There were celebrations from some quarters at Macclesfield Town Hall this week – but not from Macclesfield folk – after Cheshire East Council’s highways committee rejected plans to standardise parking charges.
Plans to introduce parking charges in Alsager, Holmes Chapel, Middlewich, Sandbach and anywhere else that enjoys free parking in Cheshire East have been scrapped when members of Cheshire East’s Highways and Transport Committee voted by eight to five against the proposal to go out to public consultation on the charges.
Speaking after the decision, Middlewich (which enjoys free parking) Labour councillor Mike Hunter, who voted against the new charging proposals, said: “It is dead in the water.

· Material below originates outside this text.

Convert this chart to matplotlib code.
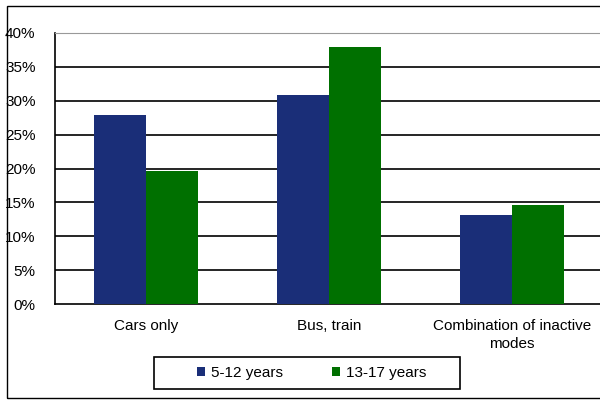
import numpy as np
import matplotlib
matplotlib.use("Agg")
from matplotlib import pyplot as plt
from matplotlib.patches import Rectangle

categories = ["Cars only", "Bus, train", "Combination of inactive\nmodes"]
young = [27.9, 30.8, 13.1]
older = [19.6, 38.0, 14.6]
series_names = ["5-12 years", "13-17 years"]

plt.rcParams['font.family'] = ['Liberation Sans', 'DejaVu Sans']

fig = plt.figure(figsize=(6.0, 4.01), dpi=100)
ax = fig.add_axes([55/600, 1 - 304/401, 548/600, 271/401])

x = np.arange(len(categories))
w = 0.285
ax.bar(x - w/2, young, w, color='#1a2e78', label=series_names[0], zorder=3)
ax.bar(x + w/2, older, w, color='#007000', label=series_names[1], zorder=3)

ax.set_xlim(-0.5, 2.5)
ax.set_ylim(0, 40)
ax.set_yticks(np.arange(0, 41, 5))
ax.set_yticklabels([f"{v}%" for v in range(0, 41, 5)])
for v in range(5, 40, 5):
    ax.axhline(v, color='black', lw=1.2, zorder=1)

ax.set_xticks(x)
ax.set_xticklabels(categories, linespacing=1.35)
ax.tick_params(axis='x', length=0, pad=11, labelsize=11)
ax.tick_params(axis='y', length=0, pad=14, labelsize=11)

ax.spines['top'].set_color('#999999')
ax.spines['right'].set_visible(False)
ax.spines['left'].set_linewidth(1.2)
ax.spines['bottom'].set_linewidth(1.2)

leg = ax.legend(loc='center left', bbox_to_anchor=(197/600, 1 - 373/401),
                bbox_transform=fig.transFigure, ncol=2, frameon=False,
                handlelength=0.52, handleheight=0.52, columnspacing=3.2,
                handletextpad=0.4, borderpad=0, borderaxespad=0, fontsize=11)

# legend box
fig.patches.append(Rectangle((154/600, 1 - 389/401), 306/600, 32/401,
                             transform=fig.transFigure, fill=False,
                             edgecolor='black', lw=1.2))

# outer frame
fig.patches.append(Rectangle((7/600, 1 - 398/401), 1.0, 392/401,
                             transform=fig.transFigure, fill=False,
                             edgecolor='black', lw=1.0))

fig.savefig("out.png", dpi=100)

It does present us with problems down the line budget-wise – we have got to find £1 million – but, at the end of the day, as you can tell from the people that were in this hall and the amount of people that were against these parking charges, it’s a victory for residents, not just for residents but in Alsager and Holmes Chapel and other places around Cheshire East, and that’s what matters.”
“We’re here about the residents. It’s not party, it’s residents. Town before party.”
ilovemacc comment: “Councillor Hunter’s socialist principals of equality would appear to evaporate when it comes to parking charges. It may be seen as a victory for his own constituents but it’s certainly not a victory for Macclesfield residents!”
Earlier, during the meeting, Cllr Hunter stated that parents used some of the car parks in Middlewich to pick up their children from school. He went on to say they would not pay to park for the school run.
ilovemacc comment: “Macclesfield residents have had no choice but to pay these charges for years Counc Hunter!”
Wilmslow councillor Don Stockton enquired why the council had not done the review on a town by town basis instead of proposing a standardised charge across the borough. “Standardisation is not the way forward in my mind,” he said.
He added: “Parking isn’t just about car parking charges, it’s about the vitality of the towns, it’s about the fact that when people try and avoid car parking charges they’ll just go and park on the street outside someone’s house and the residents will get upset.”
ilovemacc comment: “The vitality of Macclesfield is as important as every other town in East Cheshire. Motorists have been parking outside Macclesfield folk’s properties for years.”
Councillor Stockton was applauded by the public when he said he couldn’t support what was proposed and that each car park and each town should be considered on its own merit.
At the beginning of the meeting, several members of the public had addressed the committee and some had used a similar argument.
Committee chair Craig Browne told the meeting there was a cost to providing car parks and “those who use the service should be the ones who pay for it. In towns such as Crewe, Knutsford, Macclesfield, Nantwich and Wilmslow drivers have paid for years to park.”
Crewe councillor Hazel Faddes told the committee: “I fully support this consultation.”
But Willaston and Rope councillor Allen Gage said he did not back the consultation as it stood on introducing charges across the borough and voted against it.
He later said he wanted to see the introduction of charges on free car parks in the north of the borough to produce a net reduction on charges for Crewe and Nantwich.
“If they’re going to introduce car parking charges in the north, where there’s a lot of free car parks there, it’s only fair that historical legacies are addressed in the south,” said Cllr Gage. “We’ve been paying over the odds, so I would like to see the levy in the north help to subsidise the south. That’s only fair.”
“We should be even across the board, which would bring the net down because we’re not charging more.”
The recommendations, which had been put forward by the Labour/Independent administration, would have seen all towns and villages pay the same rate on paid-for council-owned car parks.
A zonal charging scheme would have been introduced.
ilovemacc comment: “if councillors in towns which currently enjoy free parking won’t accept their fair share then scrap car parking charges entirely and load the budget shortfall onto council tax – I wonder if their constituents will find this more palatable? Something tells me they wouldn’t!”